Theresa Chong’s recent etchings, writes Nancy Princenthal, “look like unusually detailed star charts, but the constellations are both denser and fainter than is usual, and their contours suggest recognizable figures only at the furthest imaginative stretch. Moreover, close inspection reveals tiny characters, many of them standard Roman letters, though some are from an invented alphabet loosely based on Korean. Printed in pale yellowish fluorescent ink on ashy black, the images, delicate through they are, have a slightly diabolical glow…. Chong cites additional influences for her prints, including rubbings from Asian text stones. She also notes that the repetition required to play a musical instrument—rehearsing a particular Bach suite, for instance, over and over—has been internalized and transformed in her current work.
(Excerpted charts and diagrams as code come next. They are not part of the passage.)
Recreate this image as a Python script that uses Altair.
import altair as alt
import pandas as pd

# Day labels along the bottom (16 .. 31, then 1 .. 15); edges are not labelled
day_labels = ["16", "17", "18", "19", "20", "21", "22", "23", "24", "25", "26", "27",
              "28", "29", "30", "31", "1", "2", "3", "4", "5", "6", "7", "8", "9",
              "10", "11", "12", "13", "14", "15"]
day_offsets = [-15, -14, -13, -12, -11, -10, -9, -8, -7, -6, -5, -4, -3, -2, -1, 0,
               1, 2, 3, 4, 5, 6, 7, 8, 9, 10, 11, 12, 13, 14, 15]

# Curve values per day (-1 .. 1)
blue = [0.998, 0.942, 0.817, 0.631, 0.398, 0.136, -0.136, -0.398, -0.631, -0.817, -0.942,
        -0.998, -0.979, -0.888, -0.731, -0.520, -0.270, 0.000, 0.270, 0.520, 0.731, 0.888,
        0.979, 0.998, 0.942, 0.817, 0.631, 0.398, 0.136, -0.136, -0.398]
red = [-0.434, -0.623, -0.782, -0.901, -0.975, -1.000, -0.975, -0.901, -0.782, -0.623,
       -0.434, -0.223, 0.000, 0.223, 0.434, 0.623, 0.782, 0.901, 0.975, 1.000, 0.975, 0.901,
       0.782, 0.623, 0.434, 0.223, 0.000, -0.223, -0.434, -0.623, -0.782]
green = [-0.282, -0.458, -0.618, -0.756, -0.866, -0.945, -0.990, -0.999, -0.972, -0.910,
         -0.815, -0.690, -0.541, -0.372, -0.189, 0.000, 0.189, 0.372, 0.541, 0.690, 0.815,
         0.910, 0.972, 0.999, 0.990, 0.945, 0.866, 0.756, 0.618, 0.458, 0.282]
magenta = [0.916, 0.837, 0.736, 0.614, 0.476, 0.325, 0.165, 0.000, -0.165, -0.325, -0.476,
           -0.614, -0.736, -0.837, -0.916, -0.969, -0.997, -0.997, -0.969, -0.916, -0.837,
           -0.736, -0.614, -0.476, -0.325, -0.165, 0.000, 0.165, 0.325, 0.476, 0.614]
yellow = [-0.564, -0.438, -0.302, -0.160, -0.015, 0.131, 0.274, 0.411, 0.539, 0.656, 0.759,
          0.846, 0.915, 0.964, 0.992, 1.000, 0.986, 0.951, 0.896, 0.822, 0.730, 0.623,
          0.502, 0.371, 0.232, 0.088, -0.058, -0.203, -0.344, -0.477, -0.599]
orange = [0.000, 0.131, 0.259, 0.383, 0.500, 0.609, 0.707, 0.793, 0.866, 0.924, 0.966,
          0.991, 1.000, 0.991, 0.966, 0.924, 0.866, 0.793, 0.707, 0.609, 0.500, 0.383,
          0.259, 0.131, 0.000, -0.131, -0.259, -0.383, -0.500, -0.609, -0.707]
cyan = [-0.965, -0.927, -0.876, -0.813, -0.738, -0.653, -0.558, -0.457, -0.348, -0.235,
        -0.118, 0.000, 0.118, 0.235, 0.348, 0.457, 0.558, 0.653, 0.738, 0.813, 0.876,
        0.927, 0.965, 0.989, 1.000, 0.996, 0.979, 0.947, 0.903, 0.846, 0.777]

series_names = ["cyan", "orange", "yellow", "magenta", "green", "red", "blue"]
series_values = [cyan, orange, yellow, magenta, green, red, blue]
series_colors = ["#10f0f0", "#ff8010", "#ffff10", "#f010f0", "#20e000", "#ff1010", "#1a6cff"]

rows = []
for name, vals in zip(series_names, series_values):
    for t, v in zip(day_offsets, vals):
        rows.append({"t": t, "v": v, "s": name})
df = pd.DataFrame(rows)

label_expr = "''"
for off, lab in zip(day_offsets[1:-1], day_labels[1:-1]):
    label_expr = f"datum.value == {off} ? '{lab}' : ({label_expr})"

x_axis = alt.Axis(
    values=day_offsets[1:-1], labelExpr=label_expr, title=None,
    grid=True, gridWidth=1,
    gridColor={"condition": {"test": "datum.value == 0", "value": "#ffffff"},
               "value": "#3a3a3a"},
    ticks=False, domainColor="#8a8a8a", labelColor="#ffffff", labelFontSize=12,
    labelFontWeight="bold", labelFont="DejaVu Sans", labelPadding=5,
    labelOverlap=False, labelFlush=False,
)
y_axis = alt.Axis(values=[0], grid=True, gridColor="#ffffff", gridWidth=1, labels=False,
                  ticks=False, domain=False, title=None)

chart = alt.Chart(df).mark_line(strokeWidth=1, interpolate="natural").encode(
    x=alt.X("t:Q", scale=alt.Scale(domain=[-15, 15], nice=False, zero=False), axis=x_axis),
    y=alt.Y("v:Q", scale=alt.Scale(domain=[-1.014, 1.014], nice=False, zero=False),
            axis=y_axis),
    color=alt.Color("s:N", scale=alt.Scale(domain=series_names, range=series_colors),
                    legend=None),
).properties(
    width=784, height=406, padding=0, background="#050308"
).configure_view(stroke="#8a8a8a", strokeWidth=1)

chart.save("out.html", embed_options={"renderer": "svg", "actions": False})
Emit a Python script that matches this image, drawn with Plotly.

The hypnotic iterations of Philip Glass’ music are, for similar reasons, another point of reference.”

Theresa Chong’s work is in the collection of the Whitney Museum of American Art, New York; Museum of Fine Arts, Houston, TX; Springfield Museum of Art, OH; Fogg Art Museum, Harvard University, Boston, MA; Yale University Art Gallery, New Haven, CT; Weatherspoon Art Gallery, University of North Carolina at Greensboro, NC; Deloitte & Touche, San Francisco, CA; General Dynamics, Inc., Falls Church, VA; Pfizer, Inc., New York, NY; Progressive Corporation Art Collection, Mayfield Village, OH; and Werner Kramarsky, New York, among others.